Es por ello que el mal nunca descansa pues su sensación de continuo fracaso lo hace insistir y volver atacar bien en el mismo punto o buscar cuál es posible como otro de vulnerabilidad. No resiste el desafío pues eso supondría hundirlo en su ignorancia y en su nada absoluta (el ego destructivo de muchas personas no es más que una proyección del mismo). Hacer de espejo es lo más desafiante pues no hay peor visión para un monstruo que verse a sí mismo en su visión más auténtica y real; dado que todo es energía, toda queda reflejada y regresa como un boomerang agrandado. Como la esencia del mal es evitar la muerte y el firme deseo de ser el propio Dios, que es la inteligencia suprema, en una pretensión de sustituirla por el conocimiento, se entra en un bucle de autodefensa donde la visión de la vida es la perspectiva de estar rodeados de agentes enemigos, donde comunicación equivale a desconfianza e imposición, donde trato es igual a esclavitud y ésta es incompatible con calidad de vida porque es negada.

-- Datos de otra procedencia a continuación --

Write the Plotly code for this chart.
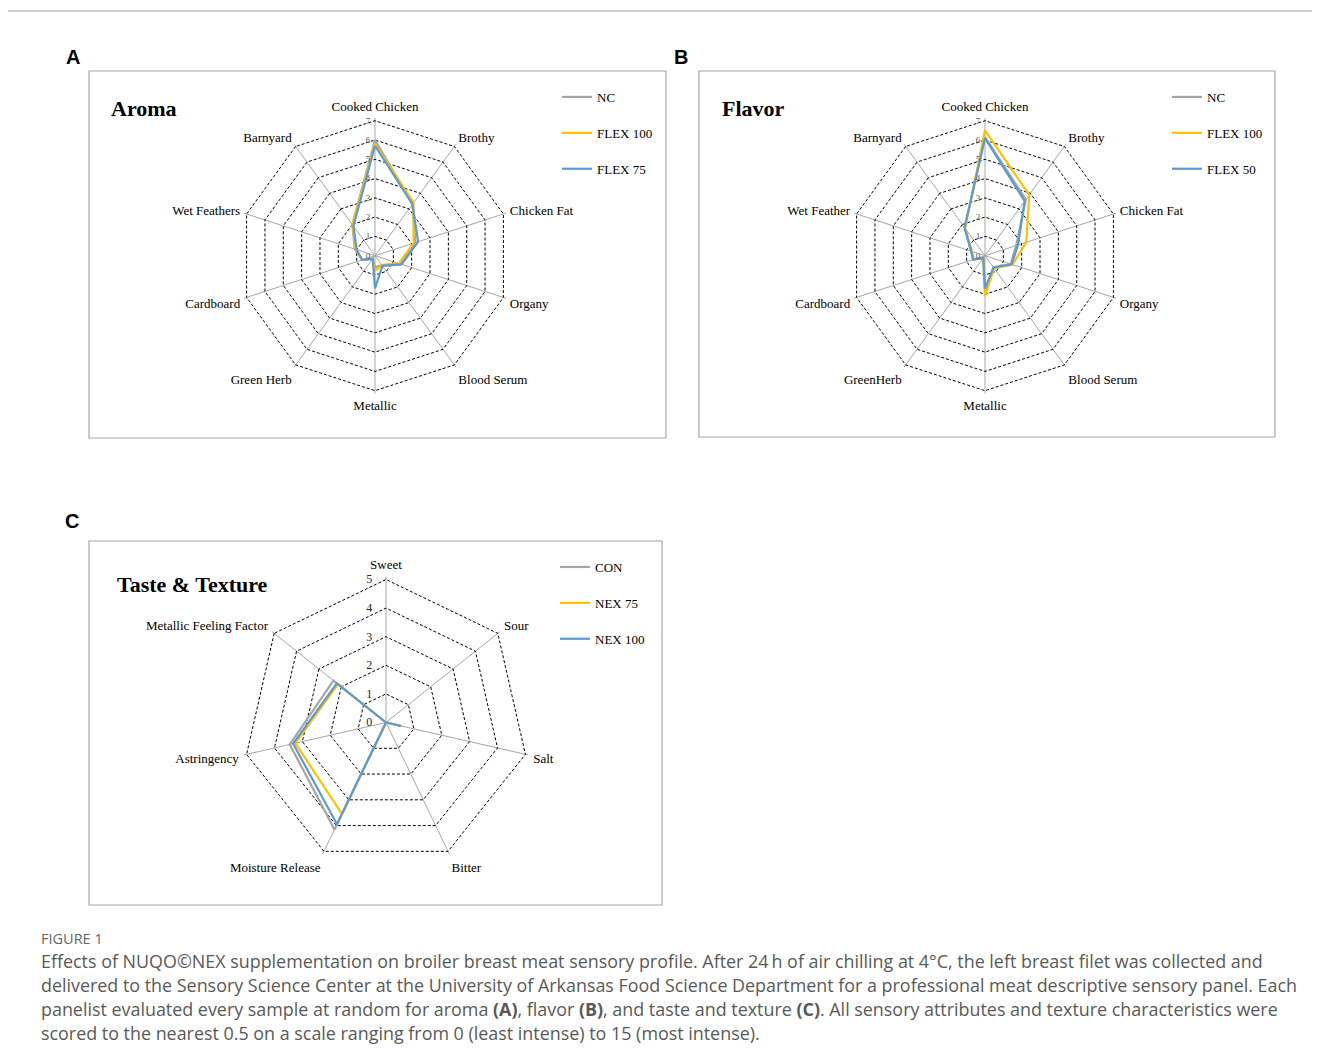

Por ende, se nos hace creer que cierta destrucción está ligada la evolución y que es necesaria (¿No suena esto a la teoría de Hegel?), que ciertas muertes, provocadas de manera injusta sin que medie culpa ni razón lógicas, son convenientes para la supervivencia colectiva y que someterse es lo mejor dado que ya nos han descubierto. No podemos olvidar que el control forma parte de las estrategias del mal, aunque sea necesario emplear la manipulación a través del engaño y el miedo hacia lo irreal e inventado. Lo más curioso es que el enemigo del mal no es el amor en sí, pues no lo sienten y, por lo tanto, no pueden percibirlo, sino la verdad, esa palabra sagrada que no aciertan a entender porque no olvidemos que todo lo que para ello suponga desconocimiento se convierte en terror del peor calibre imaginable. Cuando conocimiento equivale a saberlo todo y entender todos los mecanismos, incluso del universo, sin que ninguno se escape, dado que la duda es incompatible con la ciencia, cuando el elemento que resulte contradictorio con las macarrónicas teorías que se entrelazan para justificar mentiras no asumidas bajo principios de fuerza, que confunden con evidencias, se entiende mucho mejor cuál es la lógica de la mala fe; lo cierto es que el bien, que brilla por si mismo, es lo contrario de lo oscuro y lo oculto. En otras palabras, el mal es lo contrario de la luz y la luz ha de ser lo suficientemente fuerte e intensa como para desvelar los vacíos de quienes cayeron en sus propias trampas. No olvidemos que nunca escaparán de su muerte, la cual nunca entenderán, siendo condenados de antemano.
Es por ello que la inspiración de Cristo es lo que hay que erradicar pues supone el triunfo absoluto por encima de las reglas aparentes y falsas a las que nos han acostumbrado y que nos han rodeado de paredes de algodón y es necesario elevar nuestra conciencia por encima de lo que los sentidos nos hacen creer que es simplemente evidente, hacia la verdadera sabiduría, esa que mantiene el orden donde todas las criaturas existen.
Mas, por más que busquen la fórmula de destrucción del enemigo, los únicos que van a conseguir es su propio fin, tarde o temprano porque el orden cósmico y espiritual en el que desarrollan su propia batalla, los alimenta hasta que sean destrozados por las propias reglas que consideran herejes. El bien brilla y está por encima del mal y ya han perdido la batalla, incluso antes de planificarla.